My Musings

Thursday, November 9, 2006

Revival: A Community Saturated With God

One of my favorite topics on which to read is that of revival. It fascinates me beyond no end to read of the great awakenings here in America and of the revivals of Wales. I pray for the outpouring of the Spirit of God to move across America in similar fashion to the ways He has in the past. I say this only to bring you to the topic of this post. The following is the story of the Hebrides (an island just off of Scotland) revival as told by Duncan Cambell. As you read, open your heart to the Spirit of God and compare yourself to the standard set in Psalm 24. God Bless You!


"Baffled and frustrated in Christian work and witness, I prayed on my face in my study at five o'clock in the morning. The past 17 years had been spent in a barren wilderness, but that morning I came to know the recovering power of the blood of Jesus Christ. As I prayed, I realized that God had made provision for clean hands and a pure heart.

"In some small measure the revival in Skye and later in Lewis must be related to the experience of that morning. But how did it begin? What was it that led me into a full realization of glorious deliverance in the Holy Ghost? I answer in one word, a baptism from God. It was preceded by a spiritual hunger, a longing for God to do something.

"That is how revival began in Lewis also. It did not begin by my going there. God was moving and moving mightily before ever I thought of visiting Lewis. A number of men and two elderly women on the island were made conscious of the desperate need of their parish. All human effort having failed, they sensed that their one resource was to fall back upon God. So they entered into a solemn covenant that they would not rest nor cease from prayer until God made "Jerusalem" a praise on the island.

"According to the report given me by the minister of the parish, you would have found men waiting through the night in confidence that God was about to manifest his power. You would have found two elderly sisters on their faces before the peat fire three nights a week, pleading one promise- say, one promise- "I will pour water upon him that is thirsty, and floods upon the dry ground." They declared it was a promise made by a covenant keeping God who must ever be true to his covenant engagements.

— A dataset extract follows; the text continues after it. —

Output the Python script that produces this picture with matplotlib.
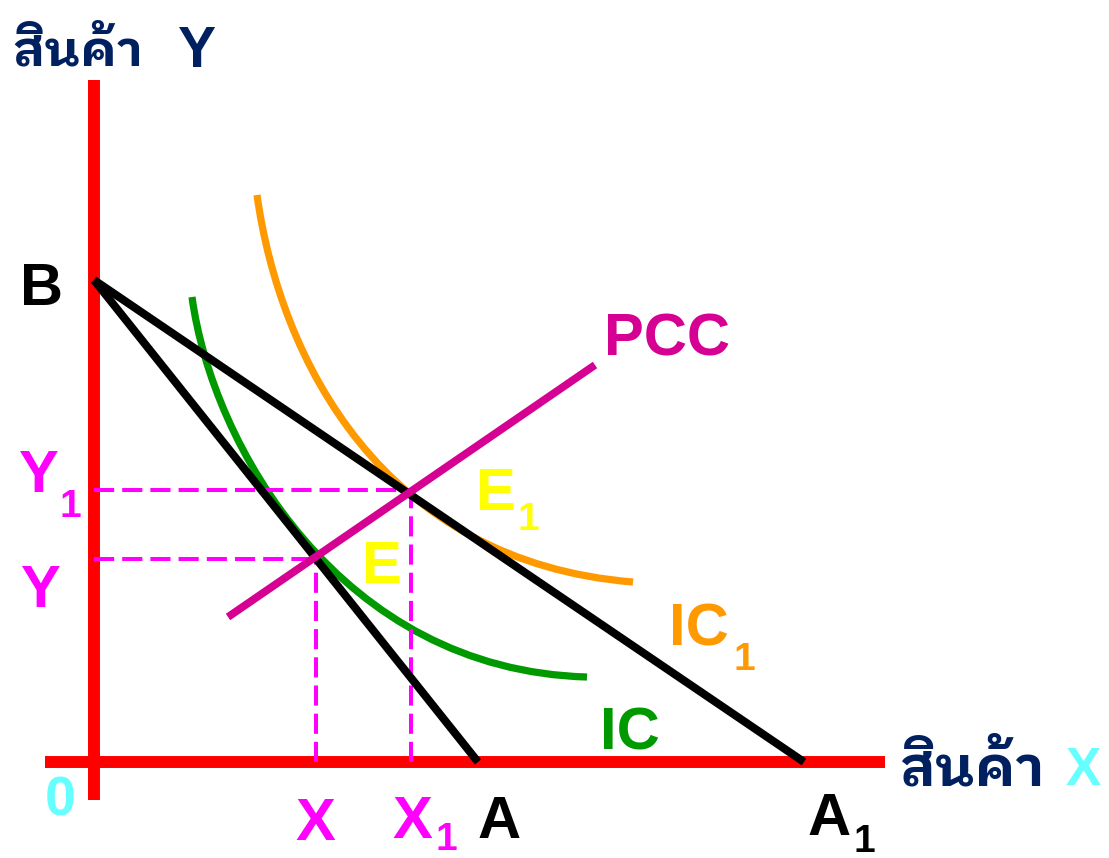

"So they waited, and the months passed and nothing happened. Then one morning in 1949 a young man in the company read the familiar portion of Psalm 24: "Who shall ascend into the hill of the Lord? or who shall stand in his holy place? He that hath clean hands, and a pure heart . . . He shall receive the blessing from the Lord." Looking down at his praying companions and speaking in Gaelic, he said, "Brethren, it seems to me just so much sentimental humbug to be praying as we are praying, to be waiting as we are waiting here, if we ourselves are not rightly related to God."And then he prayed, "Are my hands clean, is my heart pure?"

"He got no further. At that moment there came to the men praying a realization of God, an awareness of his presence that lifted them from the sphere of the ordinary into the sphere of the extraordinary. Three of them fell prostrate on the floor. They knew at that moment that they were now moving, not in the realm of the natural, but on the plane of the supernatural. Revival had come and the power that was let loose in that barn shook the whole community of Lewis.

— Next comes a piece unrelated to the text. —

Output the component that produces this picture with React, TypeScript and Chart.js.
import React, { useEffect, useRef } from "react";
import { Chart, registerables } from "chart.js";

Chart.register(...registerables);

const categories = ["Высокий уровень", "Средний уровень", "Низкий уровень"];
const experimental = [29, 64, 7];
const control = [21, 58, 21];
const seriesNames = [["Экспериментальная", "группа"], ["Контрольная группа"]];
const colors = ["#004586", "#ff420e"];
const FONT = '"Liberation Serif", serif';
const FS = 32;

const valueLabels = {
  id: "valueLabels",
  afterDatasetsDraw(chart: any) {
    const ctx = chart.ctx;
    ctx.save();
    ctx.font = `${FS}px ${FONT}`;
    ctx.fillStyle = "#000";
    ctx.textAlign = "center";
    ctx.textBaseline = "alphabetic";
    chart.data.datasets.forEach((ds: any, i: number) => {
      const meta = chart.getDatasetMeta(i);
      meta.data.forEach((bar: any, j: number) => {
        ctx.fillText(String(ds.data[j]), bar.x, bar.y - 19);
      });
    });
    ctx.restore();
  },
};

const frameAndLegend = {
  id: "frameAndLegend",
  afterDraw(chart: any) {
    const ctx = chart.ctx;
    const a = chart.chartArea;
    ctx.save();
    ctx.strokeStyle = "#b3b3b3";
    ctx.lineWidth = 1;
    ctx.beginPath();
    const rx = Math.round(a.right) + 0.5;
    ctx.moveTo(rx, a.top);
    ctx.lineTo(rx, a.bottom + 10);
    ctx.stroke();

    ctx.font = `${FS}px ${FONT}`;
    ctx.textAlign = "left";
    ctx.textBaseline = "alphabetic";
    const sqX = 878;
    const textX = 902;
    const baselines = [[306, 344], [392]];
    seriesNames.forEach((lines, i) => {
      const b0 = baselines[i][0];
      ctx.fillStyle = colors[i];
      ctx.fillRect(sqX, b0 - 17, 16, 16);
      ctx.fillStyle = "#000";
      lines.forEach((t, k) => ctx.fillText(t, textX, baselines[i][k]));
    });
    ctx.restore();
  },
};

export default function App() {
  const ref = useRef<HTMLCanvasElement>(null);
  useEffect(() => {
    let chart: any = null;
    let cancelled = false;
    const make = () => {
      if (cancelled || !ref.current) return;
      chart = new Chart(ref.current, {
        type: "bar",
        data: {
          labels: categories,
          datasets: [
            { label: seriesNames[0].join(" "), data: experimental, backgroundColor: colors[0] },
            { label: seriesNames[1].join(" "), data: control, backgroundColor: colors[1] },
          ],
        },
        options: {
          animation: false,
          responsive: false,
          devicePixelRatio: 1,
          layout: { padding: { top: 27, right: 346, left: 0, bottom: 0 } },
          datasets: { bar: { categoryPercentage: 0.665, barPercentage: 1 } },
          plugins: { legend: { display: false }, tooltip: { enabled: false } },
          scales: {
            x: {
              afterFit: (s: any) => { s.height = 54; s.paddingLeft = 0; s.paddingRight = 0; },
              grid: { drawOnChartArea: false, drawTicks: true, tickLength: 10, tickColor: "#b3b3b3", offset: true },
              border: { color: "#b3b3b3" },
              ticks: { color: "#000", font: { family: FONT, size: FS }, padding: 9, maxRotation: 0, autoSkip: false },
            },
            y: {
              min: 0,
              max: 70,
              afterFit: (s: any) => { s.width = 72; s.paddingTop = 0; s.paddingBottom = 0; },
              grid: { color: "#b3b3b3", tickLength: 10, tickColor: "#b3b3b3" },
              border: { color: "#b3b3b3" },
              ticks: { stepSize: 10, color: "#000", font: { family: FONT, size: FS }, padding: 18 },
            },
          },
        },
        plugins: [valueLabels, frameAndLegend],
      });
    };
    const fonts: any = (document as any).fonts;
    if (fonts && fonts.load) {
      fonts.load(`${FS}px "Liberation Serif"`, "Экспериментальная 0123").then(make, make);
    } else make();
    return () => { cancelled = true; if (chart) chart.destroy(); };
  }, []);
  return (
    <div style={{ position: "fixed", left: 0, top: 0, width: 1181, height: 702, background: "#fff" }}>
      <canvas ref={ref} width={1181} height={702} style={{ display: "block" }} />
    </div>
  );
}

"These few men and the two elderly women discovered the profound truth that a God-sent revival must ever be related to holiness and to real New Testament separation. Yes, revival was coming; God was going to be honored; they were to see men so supernaturally altered that holiness would characterize every part of their being, body, soul and spirit. That was the truth that gripped them and that moved the people of Lewis and Harris. There was a hunger, a cry for pardon.

"Oh, for a baptism of honesty, for a gripping sincerity that will move us to cry with the men of Barvas, "Is my heart pure, are my hands clean?" This great blessing is a human necessity. Sanctification is Christ enthroned. If the secret of holiness is in the complete filling of the soul with the life of Christ; if the baptism with the Holy Spirit is, in its final analysis, the revelation of Jesus; if the beauty of Christian character comes from the incorporation of his personality in mine, surely the great need of the Christian church today is a clean heart.

"Revival is a community saturated with God. That is the difference between revival and successful evangelism. God is sovereign in his movings among men, and the need is not a new technique in the field of evangelism, not a new approach to truth, not better organization, but a baptism of cleansing, making us fit vessels that God can use. This glorious, mighty, and complete deliverance comes not from any effort of our own but by the supernatural power of the Holy Spirit. Nothing is plainer than the promise of God on this point."